BEGIN Data shown

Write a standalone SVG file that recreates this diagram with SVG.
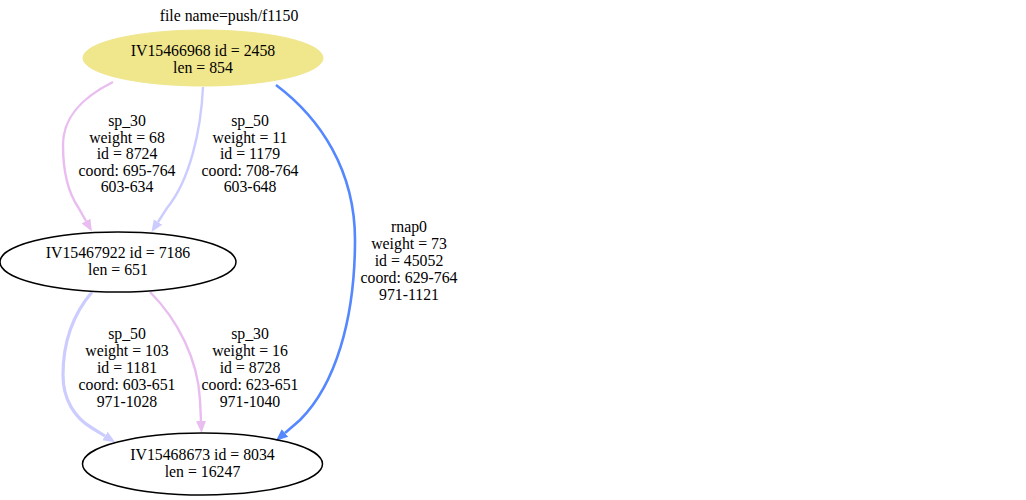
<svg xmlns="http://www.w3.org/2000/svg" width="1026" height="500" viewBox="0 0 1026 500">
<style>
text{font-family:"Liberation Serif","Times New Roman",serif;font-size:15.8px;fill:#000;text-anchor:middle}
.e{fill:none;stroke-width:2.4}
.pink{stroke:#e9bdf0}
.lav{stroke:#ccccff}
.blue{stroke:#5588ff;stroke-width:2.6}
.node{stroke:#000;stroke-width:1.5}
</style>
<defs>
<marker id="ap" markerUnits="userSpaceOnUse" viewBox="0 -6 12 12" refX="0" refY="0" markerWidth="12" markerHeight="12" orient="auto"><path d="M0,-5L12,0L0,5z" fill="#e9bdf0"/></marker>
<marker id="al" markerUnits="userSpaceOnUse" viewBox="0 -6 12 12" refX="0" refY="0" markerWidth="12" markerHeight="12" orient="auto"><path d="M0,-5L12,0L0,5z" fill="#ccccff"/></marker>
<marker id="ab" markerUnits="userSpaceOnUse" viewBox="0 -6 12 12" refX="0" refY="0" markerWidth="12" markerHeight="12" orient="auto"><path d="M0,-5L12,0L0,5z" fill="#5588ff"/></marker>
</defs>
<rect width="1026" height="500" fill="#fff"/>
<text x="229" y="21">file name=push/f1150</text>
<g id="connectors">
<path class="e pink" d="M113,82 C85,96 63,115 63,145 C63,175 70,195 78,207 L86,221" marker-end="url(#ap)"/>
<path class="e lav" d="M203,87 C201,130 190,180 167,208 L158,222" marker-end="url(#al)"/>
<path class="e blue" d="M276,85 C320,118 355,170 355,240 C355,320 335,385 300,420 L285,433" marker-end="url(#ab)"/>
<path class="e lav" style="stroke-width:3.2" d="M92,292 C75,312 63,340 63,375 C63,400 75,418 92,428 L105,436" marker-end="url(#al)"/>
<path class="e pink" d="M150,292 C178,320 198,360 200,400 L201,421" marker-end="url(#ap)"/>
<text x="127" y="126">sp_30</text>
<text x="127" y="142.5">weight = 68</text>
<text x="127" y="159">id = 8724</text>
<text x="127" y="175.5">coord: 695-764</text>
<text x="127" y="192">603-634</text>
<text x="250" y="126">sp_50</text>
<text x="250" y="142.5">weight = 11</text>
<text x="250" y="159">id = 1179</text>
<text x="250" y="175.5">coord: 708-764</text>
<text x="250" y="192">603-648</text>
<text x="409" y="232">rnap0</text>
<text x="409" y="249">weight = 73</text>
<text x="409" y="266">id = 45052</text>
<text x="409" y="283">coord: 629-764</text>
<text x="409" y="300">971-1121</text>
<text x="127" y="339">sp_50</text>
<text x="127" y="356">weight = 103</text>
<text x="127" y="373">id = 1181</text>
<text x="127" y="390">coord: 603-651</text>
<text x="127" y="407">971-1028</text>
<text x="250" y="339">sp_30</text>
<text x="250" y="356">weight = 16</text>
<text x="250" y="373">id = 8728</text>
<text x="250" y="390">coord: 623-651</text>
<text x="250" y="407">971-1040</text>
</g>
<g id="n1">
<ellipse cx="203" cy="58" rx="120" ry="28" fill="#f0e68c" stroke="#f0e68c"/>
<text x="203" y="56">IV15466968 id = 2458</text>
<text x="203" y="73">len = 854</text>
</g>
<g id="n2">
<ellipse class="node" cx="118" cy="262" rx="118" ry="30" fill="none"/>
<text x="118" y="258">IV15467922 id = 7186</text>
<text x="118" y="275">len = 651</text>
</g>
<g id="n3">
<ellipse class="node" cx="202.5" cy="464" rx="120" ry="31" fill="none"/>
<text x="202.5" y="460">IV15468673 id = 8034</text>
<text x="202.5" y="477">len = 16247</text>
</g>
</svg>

END Data shown

Quote the listing above in full, except for the pictures.

Solved problem:
Write a standalone SVG file that recreates this diagram with SVG.
<svg xmlns="http://www.w3.org/2000/svg" width="1026" height="500" viewBox="0 0 1026 500">
<style>
text{font-family:"Liberation Serif","Times New Roman",serif;font-size:15.8px;fill:#000;text-anchor:middle}
.e{fill:none;stroke-width:2.4}
.pink{stroke:#e9bdf0}
.lav{stroke:#ccccff}
.blue{stroke:#5588ff;stroke-width:2.6}
.node{stroke:#000;stroke-width:1.5}
</style>
<defs>
<marker id="ap" markerUnits="userSpaceOnUse" viewBox="0 -6 12 12" refX="0" refY="0" markerWidth="12" markerHeight="12" orient="auto"><path d="M0,-5L12,0L0,5z" fill="#e9bdf0"/></marker>
<marker id="al" markerUnits="userSpaceOnUse" viewBox="0 -6 12 12" refX="0" refY="0" markerWidth="12" markerHeight="12" orient="auto"><path d="M0,-5L12,0L0,5z" fill="#ccccff"/></marker>
<marker id="ab" markerUnits="userSpaceOnUse" viewBox="0 -6 12 12" refX="0" refY="0" markerWidth="12" markerHeight="12" orient="auto"><path d="M0,-5L12,0L0,5z" fill="#5588ff"/></marker>
</defs>
<rect width="1026" height="500" fill="#fff"/>
<text x="229" y="21">file name=push/f1150</text>
<g id="connectors">
<path class="e pink" d="M113,82 C85,96 63,115 63,145 C63,175 70,195 78,207 L86,221" marker-end="url(#ap)"/>
<path class="e lav" d="M203,87 C201,130 190,180 167,208 L158,222" marker-end="url(#al)"/>
<path class="e blue" d="M276,85 C320,118 355,170 355,240 C355,320 335,385 300,420 L285,433" marker-end="url(#ab)"/>
<path class="e lav" style="stroke-width:3.2" d="M92,292 C75,312 63,340 63,375 C63,400 75,418 92,428 L105,436" marker-end="url(#al)"/>
<path class="e pink" d="M150,292 C178,320 198,360 200,400 L201,421" marker-end="url(#ap)"/>
<text x="127" y="126">sp_30</text>
<text x="127" y="142.5">weight = 68</text>
<text x="127" y="159">id = 8724</text>
<text x="127" y="175.5">coord: 695-764</text>
<text x="127" y="192">603-634</text>
<text x="250" y="126">sp_50</text>
<text x="250" y="142.5">weight = 11</text>
<text x="250" y="159">id = 1179</text>
<text x="250" y="175.5">coord: 708-764</text>
<text x="250" y="192">603-648</text>
<text x="409" y="232">rnap0</text>
<text x="409" y="249">weight = 73</text>
<text x="409" y="266">id = 45052</text>
<text x="409" y="283">coord: 629-764</text>
<text x="409" y="300">971-1121</text>
<text x="127" y="339">sp_50</text>
<text x="127" y="356">weight = 103</text>
<text x="127" y="373">id = 1181</text>
<text x="127" y="390">coord: 603-651</text>
<text x="127" y="407">971-1028</text>
<text x="250" y="339">sp_30</text>
<text x="250" y="356">weight = 16</text>
<text x="250" y="373">id = 8728</text>
<text x="250" y="390">coord: 623-651</text>
<text x="250" y="407">971-1040</text>
</g>
<g id="n1">
<ellipse cx="203" cy="58" rx="120" ry="28" fill="#f0e68c" stroke="#f0e68c"/>
<text x="203" y="56">IV15466968 id = 2458</text>
<text x="203" y="73">len = 854</text>
</g>
<g id="n2">
<ellipse class="node" cx="118" cy="262" rx="118" ry="30" fill="none"/>
<text x="118" y="258">IV15467922 id = 7186</text>
<text x="118" y="275">len = 651</text>
</g>
<g id="n3">
<ellipse class="node" cx="202.5" cy="464" rx="120" ry="31" fill="none"/>
<text x="202.5" y="460">IV15468673 id = 8034</text>
<text x="202.5" y="477">len = 16247</text>
</g>
</svg>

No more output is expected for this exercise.